Last Friday, the PCAOB announced it had reached Memorandum of Understanding on Enforcement Cooperation with Chinese Regulators. While not a great deal for the Board, most people agreed that, at the very least, it's good for formally asking the Chinese, "Pretty please with sugar on top, may we have a peek at these documents?"

Which is why Deloitte's Chinese affiliate, who has been stonewalling the SEC for documents related to Longtop Financial, has suggested the Commission just ask their friends at the PCAOB to get whatever it is they need. Of course Deloitte made this suggestion by requesting a judge dismiss the SEC's case against the firm:

Lawyers for Deloitte Touche Tohmatsu CPA, LTC. argued in a court filing that the Securities and Exchange Commission has "alternative means" to get the documents, which the SEC says it needs as part of its fraud investigation of Deloitte client Longtop Financial Technologies Ltd. The filing by Deloitte came just a few days after the Public Company Accounting Oversight Board and Chinese regulators struck a partial deal after a two-year stand-off that has blocked the United States from probing accounting scandals at dozens of Chinese firms listed on U.S. stock exchanges.
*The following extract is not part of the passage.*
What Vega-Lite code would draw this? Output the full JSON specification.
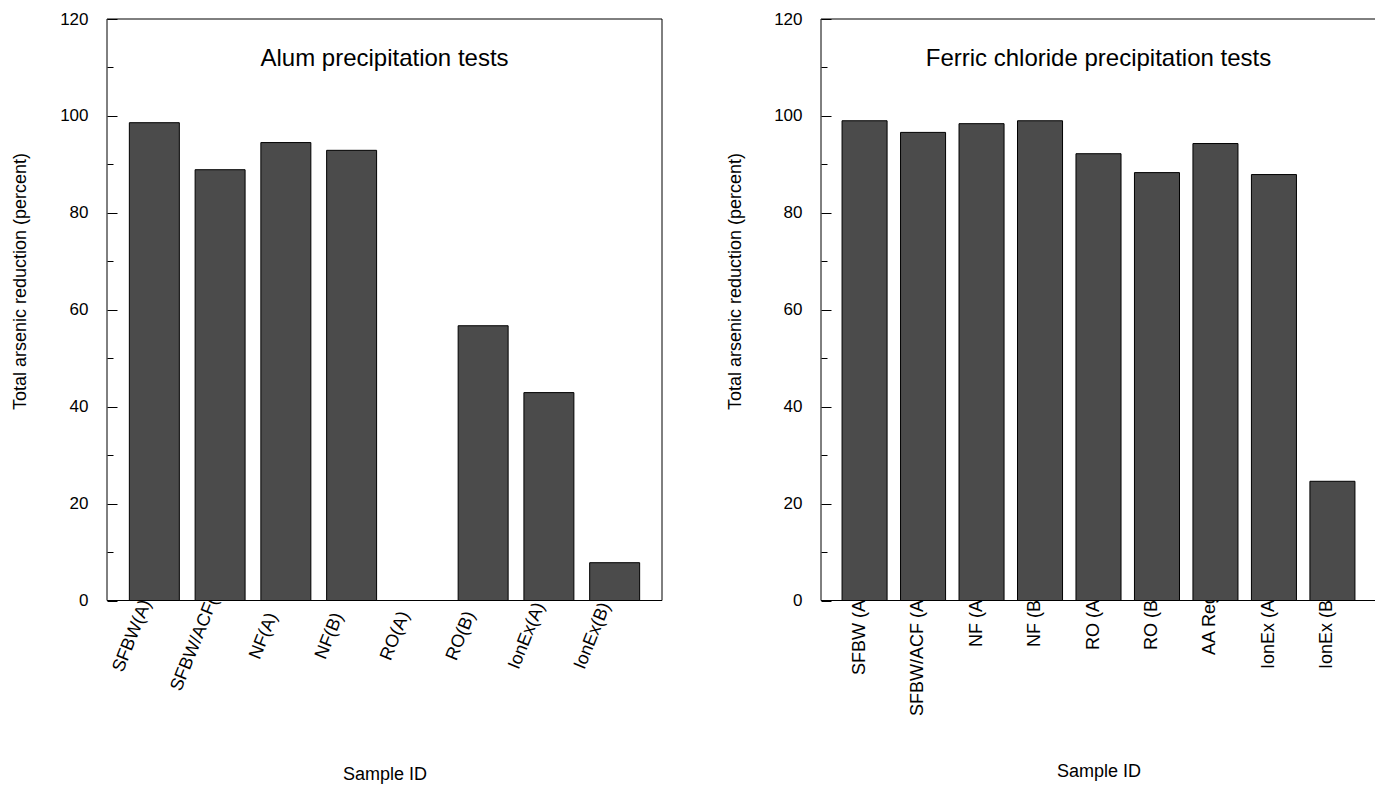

Maybe I'm wrong, but this strikes me as hilarious because Deloitte, up until this point, has claimed that it cannot turn over the documents in question because it would violate Chinese law. And in the the MOU between the PCAOB and Chinese there is an exception citing this exact situation!
(b) A request for assistance may be denied on an exceptional basis by the Requested Party:
(i) where the request would require the Requested Party to act in a manner that would violate domestic law;
So unless the agreement between the PCAOB and Chinese regulators managed to change Chinese law, a hypothetical scenario where the PCAOB requests documents on Longtop on the behalf of its pals at the SEC would likely result in a denial!
 
That seems plausible, no? A Duke law professor has a different suggestion for the firm:
"Deloitte can simply just end the situation by producing the records," said Jim Cox, a professor at the Duke University School of Law. "This strikes me as little more than a smoke screen and the SEC would be well advised to keep this matter before the federal court." 
Can't blame them for trying, I guess.